The UN General Assembly on Thursday adopted the resolution that condemned all acts or threats of violence, destruction, damage or endangerment, directed against religious sites as such, that continue to occur in the world, and denounced any moves to obliterate or forcibly convert any religious sites.
The resolution was co-sponsored by Pakistan along with 21 other nations.
India, in the explanation of position on the resolution, cited attacks on the Hindu temple in the Pakistani town of Karak, against a Sikh Gurudwara as well as the destruction of the Bamyan Buddha in Afghanistan and said in the world of growing terrorism, violent extremism, radicalisation and intolerance, religious sites and cultural heritage sites remain vulnerable to terrorist acts, violence and destruction.

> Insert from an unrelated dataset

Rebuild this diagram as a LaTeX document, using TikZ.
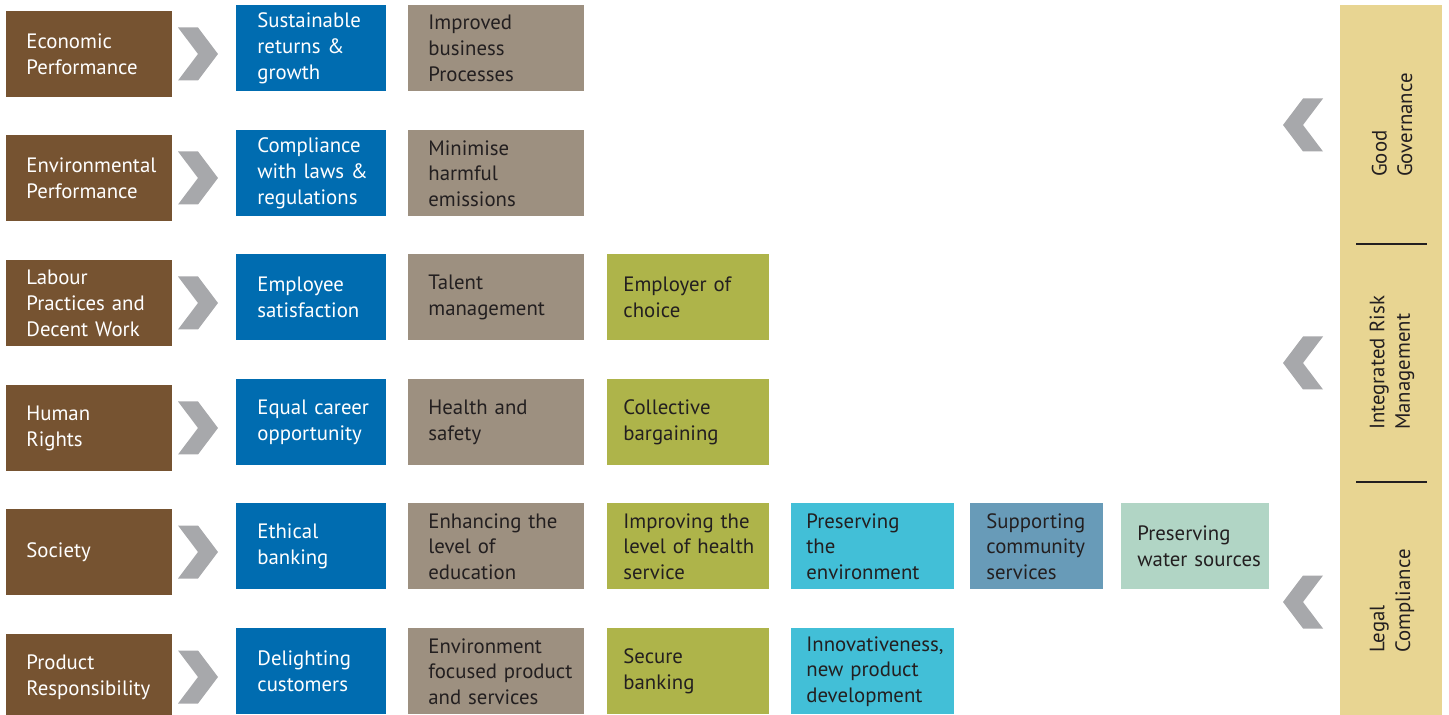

“The images of the shattering of the iconic Bamyan Buddha by fundamentalists are still vivid in our memories. The terrorist bombing of the Sikh gurdwara in Afghanistan where 25 Sikh worshipers were killed is yet another example of this vulnerability.
“Most recently, in December 2020, a historic Hindu temple was attacked and set on fire by a mob in the town of Karak in Pakistan with explicit support and connivance with the law enforcement agencies which, stood as mute spectators while the historic temple was being razed,” India said in the statement.
India reiterated its call for the application of the principles of objectivity, non-selectivity and impartiality to form the basis of discussions in the United Nations especially on the issue of religion.
“The United Nations including the UN Alliance of Civilizations should not take sides and as long as such selectivity exists, the world can never truly foster a culture of peace. We must stand united against the forces that supplant dialogue and peace with hatred and violence,” the statement said.
India joined the consensus for adoption of the draft resolution and acknowledged efforts of the co-facilitators of the negotiations, Saudi Arabia and Morocco, for their inclusive and transparent approach during the negotiations and piloting the “delicate negotiations” for achieving a consensus text of the resolution.
Emphasising that it attaches great importance to safeguarding cultural heritage and religious sites, India cited the preamble of the Constitution that declares the country as a “sovereign socialist secular democratic republic” which secures to all citizens “liberty of thought, expression, belief, faith and worship”.
India told the General Assembly that it has strong legal framework for acts of violence or discrimination based on religion including violence targeted towards the places of worship.
The UNGA resolution calls for strengthened international efforts to foster a global dialogue on the promotion of a culture of tolerance and peace at all levels, based on respect for human rights and for the diversity of religions and beliefs.
It also strongly deplores all acts of violence against persons on the basis of their religion or belief and such acts directed against their places of worship, as well as all attacks on and in religious places, sites and shrines that are in violation of international law.
The resolution expresses its concern that incidents of racial and religious intolerance, discrimination and related violence, as well as of negative racial and religious stereotyping, continue to rise around the world, and condemns, in this context, any advocacy of national, racial or religious hatred that constitutes incitement to discrimination, hostility or violence.
The resolution urges states to take effective measures, consistent with their obligations under international human rights law, to address and combat such incidents.
It expresses “deep concern at the continued serious instances of derogatory stereotyping, negative profiling and stigmatisation of persons based on their religion or belief, as well as programmes and agendas pursued by extremist individuals, organisations and groups aimed at creating and perpetuating negative stereotypes about religious groups, in particular when condoned by governments.”